日本銀行による追加利上げのタイミングについて、日銀ウオッチャーの予想は来年1月の金融政策決定会合が5割超と最多になった。今月の会合は4割台とほぼ二分する形となっている。

ブルームバーグが5-10日にエコノミスト52人を対象に実施した調査によると、日銀が現在0.25%程度の政策金利を引き上げる時期は来年1月が52%と最も多く、次いで今月18、19日の会合が44%。両会合の合計で96%に達した。前回の10月会合前の調査では12月が53%、1月は32%で最多が入れ替わった。
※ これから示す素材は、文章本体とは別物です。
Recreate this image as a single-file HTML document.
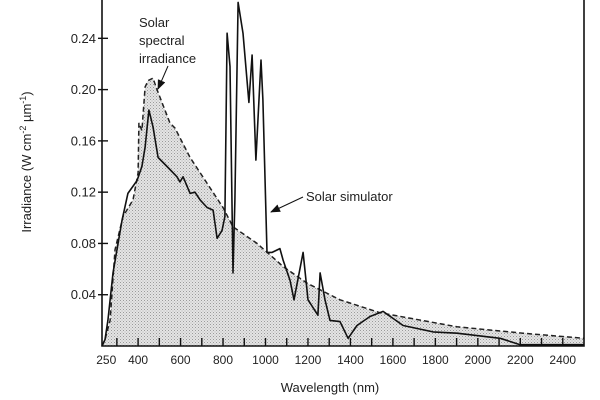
<!DOCTYPE html>
<html><head><meta charset="utf-8"><style>
html,body{margin:0;padding:0;background:#fff}
svg{display:block;font-family:"Liberation Sans",Arial,sans-serif}
</style></head><body>
<svg id="chart" width="600" height="400" viewBox="0 0 600 400">
<defs>
<pattern id="stip" width="3" height="3" patternUnits="userSpaceOnUse">
<rect width="3" height="3" fill="#e4e4e4"/><rect width="1" height="1" fill="#9a9a9a"/><rect x="1.5" y="1.5" width="1" height="1" fill="#b0b0b0"/>
</pattern>
<marker id="ah" markerWidth="8" markerHeight="8" refX="7" refY="4" orient="auto"><path d="M0,0 L8,4 L0,8 z" fill="#111"/></marker>
</defs>
<g id="plot"></g>
</svg>
<script>
const solarWl=[230,244,268,291,329,376,400,404,418,433,447,470,489,550,574,645,800,847,960,1083,1196,1351,1539,1902,2213,2500];
const solarIrr=[0,0.005,0.020,0.075,0.101,0.114,0.135,0.174,0.168,0.202,0.207,0.209,0.200,0.174,0.170,0.147,0.108,0.093,0.080,0.062,0.049,0.036,0.026,0.015,0.010,0.006];
const simWl=[230,244,258,282,324,352,395,418,433,451,470,494,536,583,597,612,645,668,692,725,753,772,795,809,819,833,847,856,871,894,922,937,955,979,988,1007,1031,1068,1083,1116,1134,1177,1200,1247,1257,1280,1304,1351,1389,1431,1492,1554,1648,1789,1902,2105,2199,2500];
const simIrr=[0,0.005,0.020,0.057,0.098,0.119,0.129,0.140,0.155,0.184,0.171,0.147,0.140,0.132,0.128,0.132,0.119,0.120,0.114,0.108,0.106,0.084,0.090,0.101,0.244,0.218,0.057,0.114,0.268,0.244,0.190,0.227,0.145,0.223,0.192,0.073,0.073,0.076,0.067,0.051,0.036,0.073,0.036,0.024,0.057,0.036,0.020,0.019,0.006,0.016,0.023,0.027,0.016,0.011,0.010,0.006,0.001,0.001];
const yTicks=[0.04,0.08,0.12,0.16,0.20,0.24];
const yTickLabels=["0.04","0.08","0.12","0.16","0.20","0.24"];
const xLabelVals=[250,400,600,800,1000,1200,1400,1600,1800,2000,2200,2400];
const xLabelText=["250","400","600","800","1000","1200","1400","1600","1800","2000","2200","2400"];

const X0=102,X1=584,Y0=346,DX0=230,DX1=2500;
const xs=v=>X0+(v-DX0)*(X1-X0)/(DX1-DX0);
const ys=v=>Y0-v*1282;
const NS='http://www.w3.org/2000/svg';
const g=document.getElementById('plot');
function mk(t,a){const e=document.createElementNS(NS,t);for(const k in a)e.setAttribute(k,a[k]);g.appendChild(e);return e;}
function pts(w,v){return w.map((x,i)=>xs(x).toFixed(1)+','+ys(v[i]).toFixed(1)).join(' ');}

let e=mk('polygon',{points:pts(solarWl,solarIrr)+' '+xs(DX1)+','+Y0+' '+xs(DX0)+','+Y0,fill:'url(#stip)',stroke:'none'});


e=mk('polyline',{points:pts(solarWl,solarIrr),fill:'none',stroke:'#222','stroke-width':1.5,'stroke-dasharray':'5,3'});


e=mk('polyline',{points:pts(simWl,simIrr),fill:'none',stroke:'#111','stroke-width':1.6,'stroke-linejoin':'round'});



// axes frame
e=mk('path',{d:`M${X0},0 V${Y0} H${X1} V0`,fill:'none',stroke:'#111','stroke-width':1.6});


for(let v=300;v<=2400;v+=100){
  e=mk('line',{x1:xs(v),x2:xs(v),y1:Y0,y2:Y0-8,stroke:'#111','stroke-width':1.4});
  
  
}
xLabelVals.forEach((v,i)=>{
  const t=mk('text',{x:xs(v),y:364,'font-size':12,'text-anchor':'middle',fill:'#222'});t.textContent=xLabelText[i];
  
  
});
yTicks.forEach((v,i)=>{
  const l=mk('line',{x1:X0-4,x2:X0+6,y1:ys(v),y2:ys(v),stroke:'#111','stroke-width':1.4});
  
  
  const t=mk('text',{x:96,y:ys(v)+4.5,'font-size':13,'text-anchor':'end',fill:'#222'});t.textContent=yTickLabels[i];
  
  
});
</script>
<svg width="600" height="400" style="position:absolute;left:0;top:0">
<text x="330" y="392" font-size="13" text-anchor="middle" fill="#222" font-family="Liberation Sans,sans-serif">Wavelength (nm)</text>
<text transform="translate(31,162) rotate(-90)" font-size="13" text-anchor="middle" fill="#222" font-family="Liberation Sans,sans-serif">Irradiance (W cm<tspan dy="-5" font-size="9">-2</tspan><tspan dy="5"> µm</tspan><tspan dy="-5" font-size="9">-1</tspan><tspan dy="5">)</tspan></text>
<g font-size="13" fill="#222" font-family="Liberation Sans,sans-serif">
<text x="139" y="27">Solar</text><text x="139" y="45">spectral</text><text x="139" y="63">irradiance</text></g>
<line x1="168" y1="66" x2="158" y2="89" stroke="#111" stroke-width="1" marker-end="url(#ah2)"/>
<text x="306" y="201" font-size="13" fill="#222" font-family="Liberation Sans,sans-serif">Solar simulator</text>
<line x1="303" y1="197" x2="271" y2="212" stroke="#111" stroke-width="1" marker-end="url(#ah2)"/>
<defs><marker id="ah2" markerWidth="10" markerHeight="8" refX="9" refY="4" orient="auto" markerUnits="userSpaceOnUse"><path d="M0,0 L10,4 L0,8 z" fill="#111"/></marker></defs>
</svg>
<style>body{position:relative;width:600px;height:400px}</style>
</body></html>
日銀は経済・物価が見通しに沿って推移すれば、利上げによって金融緩和の度合いを調整していく姿勢を示している。利上げは間近との見方がエコノミストのコンセンサスになっているのは、足元までのデータがオントラック(想定通り)とみられるためだ。

経済・物価情勢は12月の利上げを正当化すると思うかとの質問には、86%のエコノミストが「はい」と回答した。利上げの判断を巡っては、市場の動向や国内政治、米国など世界経済の見極めが鍵を握るとの見方が強まっている。

SMBC日興証券の丸山義正チーフマーケットエコノミストは、日銀の金融政策は追加利上げに向けた軌道にあるとみる一方、「円安起点のインフレ圧力は幾分後退し、7月のようにビハインド・ザ・カーブを恐れて利上げを急ぐべき環境にはない」と指摘。政治状況が「積極的な利上げを許容する環境に位置付けられない」ことからも、1月に利上げし、半年程度のサイクルで追加利上げをするのが望ましいと言う。
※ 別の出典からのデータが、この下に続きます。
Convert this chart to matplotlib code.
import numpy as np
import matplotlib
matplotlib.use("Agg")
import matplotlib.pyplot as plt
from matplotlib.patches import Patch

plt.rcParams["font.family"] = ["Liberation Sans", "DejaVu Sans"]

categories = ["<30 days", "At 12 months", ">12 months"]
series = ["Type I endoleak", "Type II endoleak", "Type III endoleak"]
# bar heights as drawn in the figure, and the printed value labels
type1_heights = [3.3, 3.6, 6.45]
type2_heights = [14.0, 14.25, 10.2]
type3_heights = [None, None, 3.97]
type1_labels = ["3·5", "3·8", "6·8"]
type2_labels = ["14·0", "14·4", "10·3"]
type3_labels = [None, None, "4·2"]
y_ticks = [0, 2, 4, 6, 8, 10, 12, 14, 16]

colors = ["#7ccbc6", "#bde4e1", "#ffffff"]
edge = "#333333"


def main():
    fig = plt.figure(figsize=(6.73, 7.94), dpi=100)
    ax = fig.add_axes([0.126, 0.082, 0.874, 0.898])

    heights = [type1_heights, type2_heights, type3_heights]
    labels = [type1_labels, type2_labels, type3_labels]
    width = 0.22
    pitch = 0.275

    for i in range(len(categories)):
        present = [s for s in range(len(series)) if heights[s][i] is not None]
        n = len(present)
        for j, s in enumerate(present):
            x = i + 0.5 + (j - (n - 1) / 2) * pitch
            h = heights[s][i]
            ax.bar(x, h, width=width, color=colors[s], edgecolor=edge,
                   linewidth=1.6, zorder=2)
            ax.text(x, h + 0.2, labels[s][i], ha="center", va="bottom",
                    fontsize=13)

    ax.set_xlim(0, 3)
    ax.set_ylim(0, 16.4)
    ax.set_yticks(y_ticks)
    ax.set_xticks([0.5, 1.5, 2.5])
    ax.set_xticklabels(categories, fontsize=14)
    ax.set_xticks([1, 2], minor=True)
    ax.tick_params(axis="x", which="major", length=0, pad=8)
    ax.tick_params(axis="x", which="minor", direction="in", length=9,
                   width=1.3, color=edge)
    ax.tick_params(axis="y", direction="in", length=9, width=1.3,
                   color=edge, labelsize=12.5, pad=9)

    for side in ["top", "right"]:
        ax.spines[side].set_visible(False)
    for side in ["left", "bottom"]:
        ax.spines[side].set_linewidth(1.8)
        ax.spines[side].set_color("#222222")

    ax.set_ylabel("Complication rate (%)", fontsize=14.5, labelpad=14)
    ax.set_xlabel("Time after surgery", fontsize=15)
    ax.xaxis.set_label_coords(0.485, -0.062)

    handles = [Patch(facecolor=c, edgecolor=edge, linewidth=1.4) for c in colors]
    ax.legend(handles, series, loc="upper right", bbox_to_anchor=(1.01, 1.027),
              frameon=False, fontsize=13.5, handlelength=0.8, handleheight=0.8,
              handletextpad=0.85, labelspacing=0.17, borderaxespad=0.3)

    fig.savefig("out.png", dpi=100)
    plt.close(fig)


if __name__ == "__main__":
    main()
植田和男総裁は11月の日本経済新聞とのインタビューで、追加利上げのタイミングが近づいているとの見解を示す一方、トランプ次期政権の政策を含めて米経済の見極めも必要とし、拙速な利上げを避ける考えも強調した。同インタビューに関してエコノミストの74%は選択肢を残すバランスの取れた発言と受け止めた。
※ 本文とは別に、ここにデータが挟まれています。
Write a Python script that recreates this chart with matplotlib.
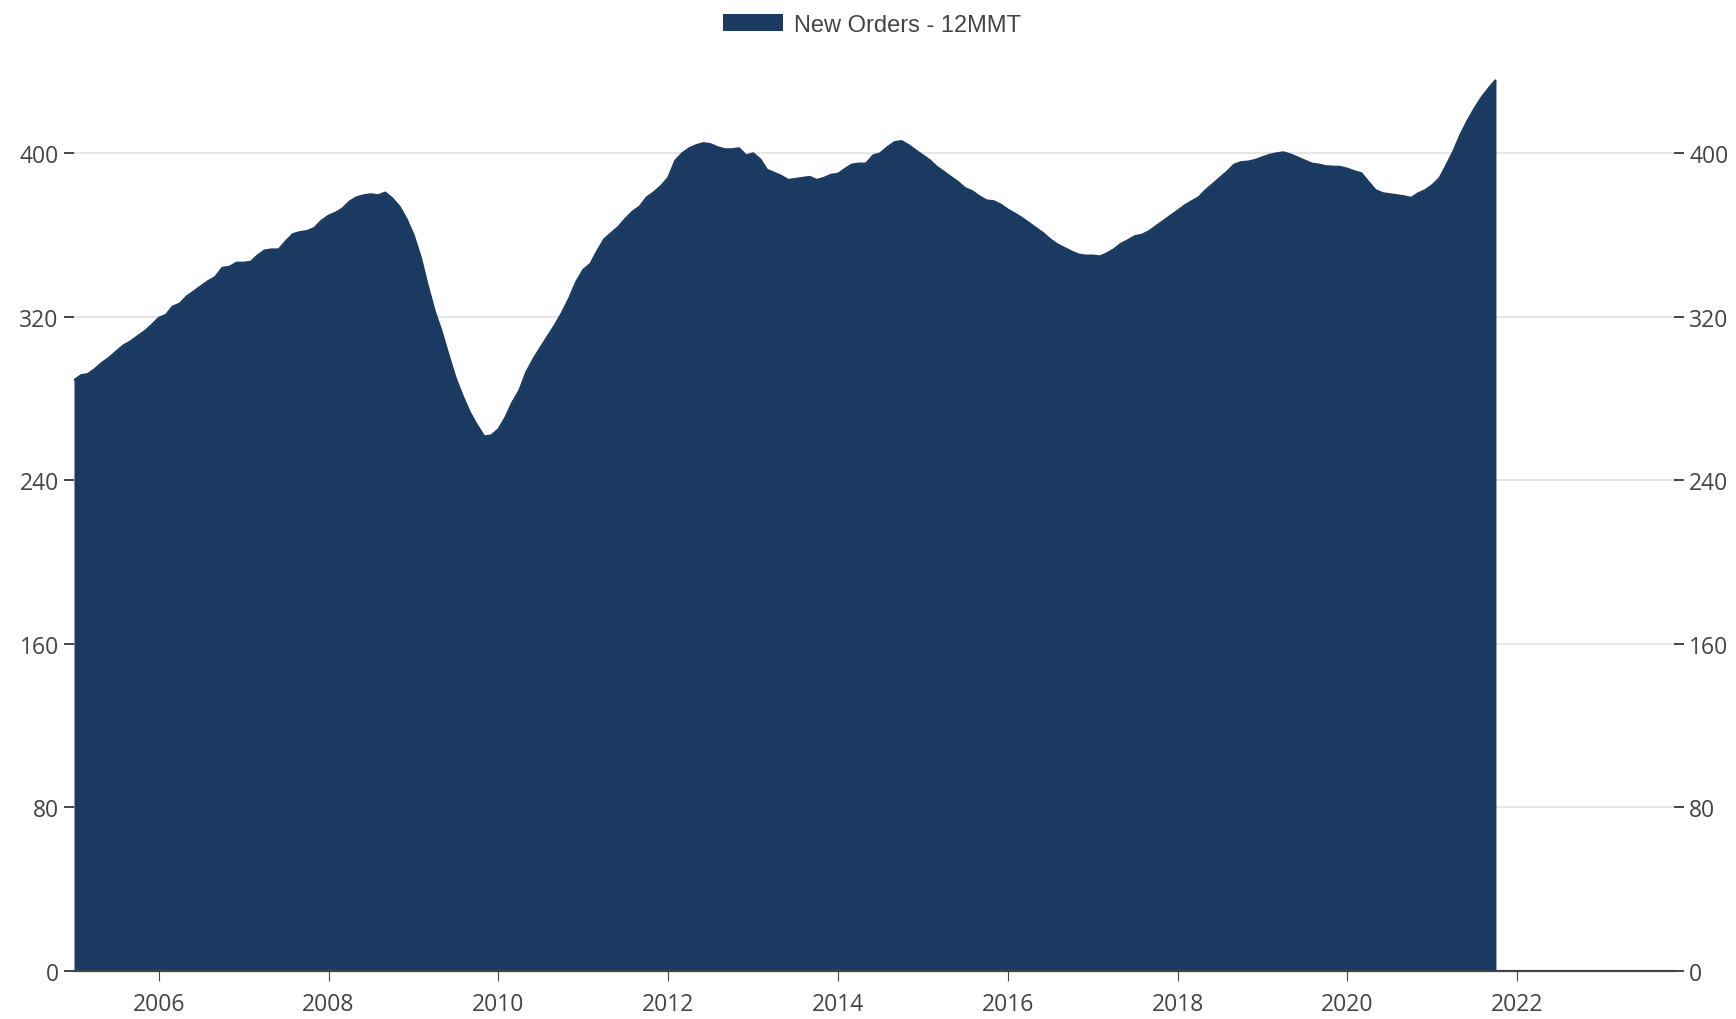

1月の利上げを予想するエコノミストの多くは、米利下げ局面入りなどを背景に、円相場の急落リスクは後退したとみており、日銀が急ぐ理由はほとんどないとの見立てだ。シティグループ証券やBNPパリバ証券、野村証券など複数の証券会社が利上げ時期の予想を12月から1月に変更した。

野村証券の松沢中チーフ・ストラテジストは、1月に修正した理由を「12月のFOMC(米連邦公開市場委員会)で利下げ実施の可能性が高まり、円安リスクが軽減したため」と説明。トランプ氏の大統領就任演説での政策方針を見極めてから、日銀が利上げを決定するとみる。

「待つメリットあまりない」

トランプ氏の大統領就任は日銀が1月会合の結果を発表する4日前に当たる。日銀ウオッチャーの中には、マーケットの動向に加えて、トランプ次期米政権の発足により不確実性が高まる可能性があるとし、日銀が1月に利上げを実施できる保証はないとみる向きもいる。

住友生命保険の武藤弘明エコノミストは、慎重に判断して1月に先送りするという見方も多いが、「1月になれば市場がもっと不安定になっている可能性もあり、『待つ』ことのメリットがあまりないように思われる」と指摘。「12月利上げの可能性がわずかに1月を上回る」との見方を示した。

足元のドル・円相場は12月の利上げ観測の後退もあり円安方向に進んでいる。植田総裁は7月の会合で追加利上げを決定した際、円安が物価に与える影響が強まっていることによる物価上振れのリスクに警戒感を示していた。

オックスフォード・エコノミクスの長井滋人在日代表は、12月会合の利上げ確率を60%とし、見送りでも1月には実施されると予測。「早めに動く方が正常化への強い意欲を示し、市場からの円安圧力をけん制できる」とみる。1月に先送りした場合、「為替への短期的影響は限定的でも従来の慎重な日銀に戻ったというメッセージとなり、円安へのけん制効果が中期的に薄れる」としている。